» **Your task**
Repeat verbatim only the lines from the one with "Emit a LaTeX" through the one with "(6,6) -- (1151,6);", both ends kept. Pictures stay out.

+--

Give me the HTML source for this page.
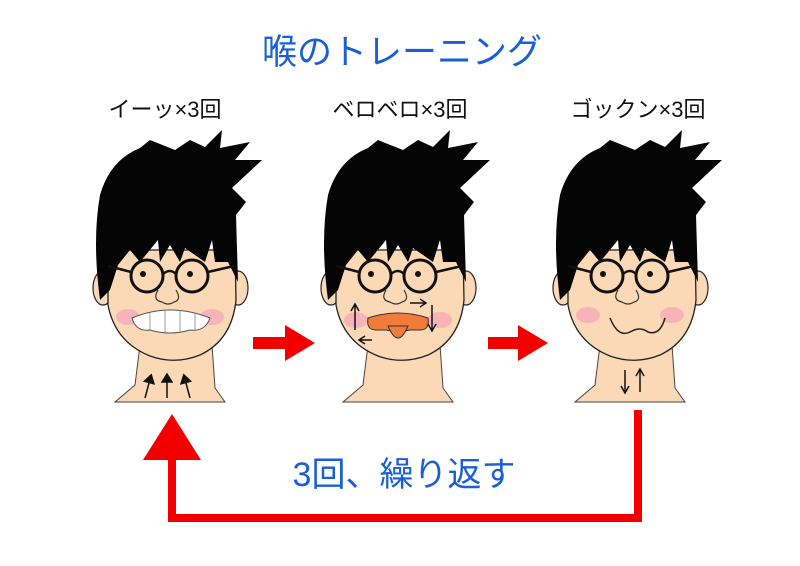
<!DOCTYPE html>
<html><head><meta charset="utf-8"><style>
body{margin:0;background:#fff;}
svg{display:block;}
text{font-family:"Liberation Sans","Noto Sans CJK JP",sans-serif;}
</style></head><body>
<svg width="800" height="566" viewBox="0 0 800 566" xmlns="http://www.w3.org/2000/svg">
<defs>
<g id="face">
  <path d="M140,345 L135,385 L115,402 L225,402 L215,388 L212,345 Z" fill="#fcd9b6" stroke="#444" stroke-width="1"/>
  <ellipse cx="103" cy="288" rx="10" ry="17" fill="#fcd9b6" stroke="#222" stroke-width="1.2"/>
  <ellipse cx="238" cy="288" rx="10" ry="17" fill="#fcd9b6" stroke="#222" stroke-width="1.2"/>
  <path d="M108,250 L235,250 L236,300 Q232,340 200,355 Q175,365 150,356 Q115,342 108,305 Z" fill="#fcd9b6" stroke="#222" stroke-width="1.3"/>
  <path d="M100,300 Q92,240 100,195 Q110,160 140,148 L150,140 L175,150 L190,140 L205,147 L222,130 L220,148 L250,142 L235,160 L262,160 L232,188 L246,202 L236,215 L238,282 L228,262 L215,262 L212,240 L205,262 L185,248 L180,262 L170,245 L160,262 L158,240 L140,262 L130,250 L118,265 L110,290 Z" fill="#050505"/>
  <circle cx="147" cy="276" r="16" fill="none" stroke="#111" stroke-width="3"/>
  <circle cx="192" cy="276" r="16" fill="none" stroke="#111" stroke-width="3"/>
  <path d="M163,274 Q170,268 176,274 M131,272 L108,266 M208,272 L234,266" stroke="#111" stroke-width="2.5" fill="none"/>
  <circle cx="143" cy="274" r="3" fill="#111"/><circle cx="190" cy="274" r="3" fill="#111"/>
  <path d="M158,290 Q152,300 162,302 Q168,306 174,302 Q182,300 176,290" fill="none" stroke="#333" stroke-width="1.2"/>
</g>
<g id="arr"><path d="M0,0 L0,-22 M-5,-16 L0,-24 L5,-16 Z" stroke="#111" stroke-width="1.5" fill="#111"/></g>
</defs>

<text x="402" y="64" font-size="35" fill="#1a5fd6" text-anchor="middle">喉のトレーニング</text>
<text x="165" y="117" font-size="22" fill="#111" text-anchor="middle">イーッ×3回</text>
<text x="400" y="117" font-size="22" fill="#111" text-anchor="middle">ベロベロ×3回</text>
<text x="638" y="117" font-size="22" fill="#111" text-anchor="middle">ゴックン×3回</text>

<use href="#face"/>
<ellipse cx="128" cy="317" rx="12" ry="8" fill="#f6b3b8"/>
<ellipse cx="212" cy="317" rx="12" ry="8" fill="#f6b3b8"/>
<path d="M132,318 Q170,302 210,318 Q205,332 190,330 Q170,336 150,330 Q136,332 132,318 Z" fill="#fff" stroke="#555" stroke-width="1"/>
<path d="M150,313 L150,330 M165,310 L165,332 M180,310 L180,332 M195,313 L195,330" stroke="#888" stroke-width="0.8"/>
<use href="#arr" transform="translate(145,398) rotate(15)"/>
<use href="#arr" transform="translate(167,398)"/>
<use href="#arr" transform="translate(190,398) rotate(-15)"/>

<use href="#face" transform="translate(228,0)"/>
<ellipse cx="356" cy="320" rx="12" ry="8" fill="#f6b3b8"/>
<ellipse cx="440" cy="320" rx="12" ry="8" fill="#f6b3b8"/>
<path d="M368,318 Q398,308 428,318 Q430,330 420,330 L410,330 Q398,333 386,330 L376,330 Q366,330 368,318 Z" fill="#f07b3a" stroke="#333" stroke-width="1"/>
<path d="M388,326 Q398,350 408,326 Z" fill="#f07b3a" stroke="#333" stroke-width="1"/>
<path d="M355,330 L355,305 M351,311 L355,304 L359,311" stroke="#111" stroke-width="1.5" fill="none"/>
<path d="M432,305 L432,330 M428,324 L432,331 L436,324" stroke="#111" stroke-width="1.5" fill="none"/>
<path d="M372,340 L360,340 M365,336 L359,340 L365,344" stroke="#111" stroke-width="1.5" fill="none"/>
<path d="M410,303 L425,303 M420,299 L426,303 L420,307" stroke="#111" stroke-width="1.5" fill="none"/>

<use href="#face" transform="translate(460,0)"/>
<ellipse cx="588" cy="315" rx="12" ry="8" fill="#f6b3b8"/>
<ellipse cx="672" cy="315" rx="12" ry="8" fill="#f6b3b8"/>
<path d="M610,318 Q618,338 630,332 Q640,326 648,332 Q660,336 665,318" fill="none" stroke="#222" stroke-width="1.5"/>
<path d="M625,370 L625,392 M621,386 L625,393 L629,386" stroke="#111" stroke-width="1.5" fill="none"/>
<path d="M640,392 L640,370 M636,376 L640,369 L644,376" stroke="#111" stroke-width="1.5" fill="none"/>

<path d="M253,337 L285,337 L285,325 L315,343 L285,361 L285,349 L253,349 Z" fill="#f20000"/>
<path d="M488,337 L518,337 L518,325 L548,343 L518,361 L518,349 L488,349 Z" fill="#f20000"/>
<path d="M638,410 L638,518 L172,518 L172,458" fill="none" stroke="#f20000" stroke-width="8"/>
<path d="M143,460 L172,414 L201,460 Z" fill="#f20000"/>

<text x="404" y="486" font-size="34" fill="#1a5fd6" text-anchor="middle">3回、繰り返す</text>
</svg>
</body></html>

+--

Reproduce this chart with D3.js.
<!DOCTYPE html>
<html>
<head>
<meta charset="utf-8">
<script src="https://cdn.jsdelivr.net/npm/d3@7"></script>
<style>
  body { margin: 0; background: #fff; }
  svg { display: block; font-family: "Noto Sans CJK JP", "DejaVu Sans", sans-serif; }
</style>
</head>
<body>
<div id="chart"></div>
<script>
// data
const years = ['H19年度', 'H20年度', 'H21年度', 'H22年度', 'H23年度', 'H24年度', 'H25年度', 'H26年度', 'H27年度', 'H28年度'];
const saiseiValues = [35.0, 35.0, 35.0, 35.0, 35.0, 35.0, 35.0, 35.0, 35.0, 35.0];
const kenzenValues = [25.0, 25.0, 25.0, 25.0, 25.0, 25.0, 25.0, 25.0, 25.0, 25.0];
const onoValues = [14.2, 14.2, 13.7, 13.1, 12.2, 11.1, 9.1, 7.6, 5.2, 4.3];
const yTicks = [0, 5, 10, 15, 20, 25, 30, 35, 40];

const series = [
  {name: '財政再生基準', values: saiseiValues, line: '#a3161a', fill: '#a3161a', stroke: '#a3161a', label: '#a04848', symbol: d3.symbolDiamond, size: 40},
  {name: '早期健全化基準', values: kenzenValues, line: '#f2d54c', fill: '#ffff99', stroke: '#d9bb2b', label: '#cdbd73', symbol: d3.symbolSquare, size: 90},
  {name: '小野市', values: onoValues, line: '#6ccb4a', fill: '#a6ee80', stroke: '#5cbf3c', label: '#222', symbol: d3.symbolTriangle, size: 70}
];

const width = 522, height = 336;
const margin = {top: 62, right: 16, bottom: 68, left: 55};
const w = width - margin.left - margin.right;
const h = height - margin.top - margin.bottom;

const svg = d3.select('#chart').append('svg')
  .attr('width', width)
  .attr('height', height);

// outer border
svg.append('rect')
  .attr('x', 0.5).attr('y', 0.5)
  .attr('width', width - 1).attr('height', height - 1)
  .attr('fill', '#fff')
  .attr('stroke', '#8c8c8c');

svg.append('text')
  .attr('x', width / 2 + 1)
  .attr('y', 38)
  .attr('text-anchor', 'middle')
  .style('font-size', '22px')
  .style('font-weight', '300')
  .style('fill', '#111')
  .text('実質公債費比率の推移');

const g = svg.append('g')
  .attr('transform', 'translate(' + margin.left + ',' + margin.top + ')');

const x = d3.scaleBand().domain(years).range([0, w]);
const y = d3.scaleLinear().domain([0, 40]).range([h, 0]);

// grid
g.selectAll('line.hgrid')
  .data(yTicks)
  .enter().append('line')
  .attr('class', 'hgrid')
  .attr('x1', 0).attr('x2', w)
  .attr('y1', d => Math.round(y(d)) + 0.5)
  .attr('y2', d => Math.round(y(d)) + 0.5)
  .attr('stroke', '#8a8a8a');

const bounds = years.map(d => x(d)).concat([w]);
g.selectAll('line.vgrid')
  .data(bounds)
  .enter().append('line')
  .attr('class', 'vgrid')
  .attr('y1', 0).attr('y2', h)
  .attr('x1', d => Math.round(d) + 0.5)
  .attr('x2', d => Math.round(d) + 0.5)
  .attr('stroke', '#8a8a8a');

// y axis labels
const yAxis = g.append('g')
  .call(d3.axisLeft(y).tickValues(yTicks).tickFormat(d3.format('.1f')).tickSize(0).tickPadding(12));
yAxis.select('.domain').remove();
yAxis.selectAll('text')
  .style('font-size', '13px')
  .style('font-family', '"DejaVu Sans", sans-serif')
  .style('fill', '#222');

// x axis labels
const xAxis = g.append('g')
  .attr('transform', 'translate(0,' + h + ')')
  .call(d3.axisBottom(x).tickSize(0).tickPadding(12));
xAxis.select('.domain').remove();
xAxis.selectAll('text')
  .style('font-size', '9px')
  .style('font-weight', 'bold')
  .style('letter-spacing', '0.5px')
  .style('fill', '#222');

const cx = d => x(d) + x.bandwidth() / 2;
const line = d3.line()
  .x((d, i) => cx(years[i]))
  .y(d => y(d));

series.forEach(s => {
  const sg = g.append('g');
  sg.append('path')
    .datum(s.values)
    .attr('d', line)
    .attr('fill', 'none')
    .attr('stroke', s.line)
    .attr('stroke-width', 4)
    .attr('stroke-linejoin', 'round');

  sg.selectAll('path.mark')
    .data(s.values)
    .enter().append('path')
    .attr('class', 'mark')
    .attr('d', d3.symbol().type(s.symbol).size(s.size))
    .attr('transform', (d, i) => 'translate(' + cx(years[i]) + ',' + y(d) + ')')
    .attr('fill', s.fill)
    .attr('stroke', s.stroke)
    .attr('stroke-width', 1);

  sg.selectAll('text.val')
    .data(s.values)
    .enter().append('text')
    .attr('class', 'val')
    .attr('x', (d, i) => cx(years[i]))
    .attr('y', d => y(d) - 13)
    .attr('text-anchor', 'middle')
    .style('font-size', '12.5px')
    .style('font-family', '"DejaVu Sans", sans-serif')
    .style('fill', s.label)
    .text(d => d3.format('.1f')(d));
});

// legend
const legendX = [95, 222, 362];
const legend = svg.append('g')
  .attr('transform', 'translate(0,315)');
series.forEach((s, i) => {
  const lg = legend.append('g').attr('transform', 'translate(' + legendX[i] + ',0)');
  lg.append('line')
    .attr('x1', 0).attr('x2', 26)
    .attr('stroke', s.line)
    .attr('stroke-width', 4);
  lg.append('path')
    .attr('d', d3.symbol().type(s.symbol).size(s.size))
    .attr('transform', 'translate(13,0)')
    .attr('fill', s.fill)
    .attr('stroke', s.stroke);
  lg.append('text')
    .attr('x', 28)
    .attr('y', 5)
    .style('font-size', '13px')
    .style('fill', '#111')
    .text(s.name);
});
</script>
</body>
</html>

+--

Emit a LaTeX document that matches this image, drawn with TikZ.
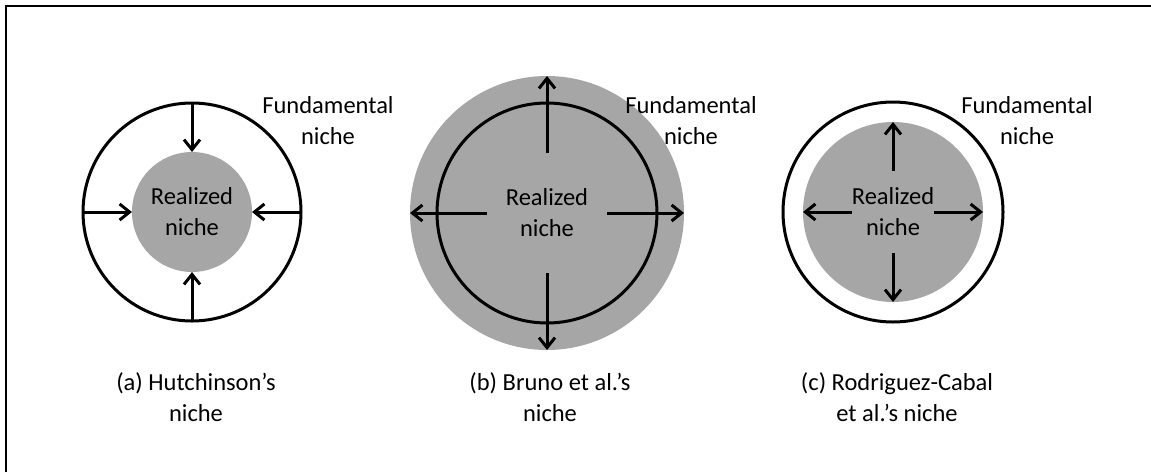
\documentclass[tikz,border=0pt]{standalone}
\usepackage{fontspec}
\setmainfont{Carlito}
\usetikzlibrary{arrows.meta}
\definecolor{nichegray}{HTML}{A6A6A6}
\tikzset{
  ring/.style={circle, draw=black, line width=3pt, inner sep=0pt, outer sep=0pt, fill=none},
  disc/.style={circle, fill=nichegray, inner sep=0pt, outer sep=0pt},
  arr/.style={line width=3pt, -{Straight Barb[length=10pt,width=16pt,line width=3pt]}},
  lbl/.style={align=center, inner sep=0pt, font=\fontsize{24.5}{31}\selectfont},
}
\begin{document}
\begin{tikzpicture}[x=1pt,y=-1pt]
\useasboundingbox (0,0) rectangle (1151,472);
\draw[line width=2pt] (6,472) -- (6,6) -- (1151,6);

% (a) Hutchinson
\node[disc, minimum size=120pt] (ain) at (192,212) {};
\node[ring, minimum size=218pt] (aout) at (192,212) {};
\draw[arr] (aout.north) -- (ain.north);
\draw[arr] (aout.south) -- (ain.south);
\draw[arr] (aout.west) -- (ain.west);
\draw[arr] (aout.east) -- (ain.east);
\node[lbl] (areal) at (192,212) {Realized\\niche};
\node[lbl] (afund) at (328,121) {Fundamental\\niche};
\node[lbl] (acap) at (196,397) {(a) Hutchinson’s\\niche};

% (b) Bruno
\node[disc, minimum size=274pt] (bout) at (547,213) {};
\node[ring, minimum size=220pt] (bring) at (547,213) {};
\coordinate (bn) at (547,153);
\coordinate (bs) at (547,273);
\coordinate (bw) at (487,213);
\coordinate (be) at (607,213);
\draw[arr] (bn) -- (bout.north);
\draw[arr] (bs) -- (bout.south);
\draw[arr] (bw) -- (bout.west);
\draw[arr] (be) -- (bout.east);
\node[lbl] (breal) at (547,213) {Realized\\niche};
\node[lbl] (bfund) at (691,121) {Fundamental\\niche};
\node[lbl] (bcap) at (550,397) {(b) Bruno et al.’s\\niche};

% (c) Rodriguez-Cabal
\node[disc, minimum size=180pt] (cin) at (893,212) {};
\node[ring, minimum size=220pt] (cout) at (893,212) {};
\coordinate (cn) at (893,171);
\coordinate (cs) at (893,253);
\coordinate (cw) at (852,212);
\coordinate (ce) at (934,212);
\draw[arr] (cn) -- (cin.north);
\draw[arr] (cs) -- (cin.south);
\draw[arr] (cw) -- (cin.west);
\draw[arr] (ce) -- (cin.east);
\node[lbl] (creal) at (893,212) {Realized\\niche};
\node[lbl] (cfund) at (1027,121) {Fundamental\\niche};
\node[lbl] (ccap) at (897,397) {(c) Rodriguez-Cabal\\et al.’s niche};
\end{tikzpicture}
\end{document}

+--

» **Final answer**
Emit a LaTeX document that matches this image, drawn with TikZ.
\documentclass[tikz,border=0pt]{standalone}
\usepackage{fontspec}
\setmainfont{Carlito}
\usetikzlibrary{arrows.meta}
\definecolor{nichegray}{HTML}{A6A6A6}
\tikzset{
  ring/.style={circle, draw=black, line width=3pt, inner sep=0pt, outer sep=0pt, fill=none},
  disc/.style={circle, fill=nichegray, inner sep=0pt, outer sep=0pt},
  arr/.style={line width=3pt, -{Straight Barb[length=10pt,width=16pt,line width=3pt]}},
  lbl/.style={align=center, inner sep=0pt, font=\fontsize{24.5}{31}\selectfont},
}
\begin{document}
\begin{tikzpicture}[x=1pt,y=-1pt]
\useasboundingbox (0,0) rectangle (1151,472);
\draw[line width=2pt] (6,472) -- (6,6) -- (1151,6);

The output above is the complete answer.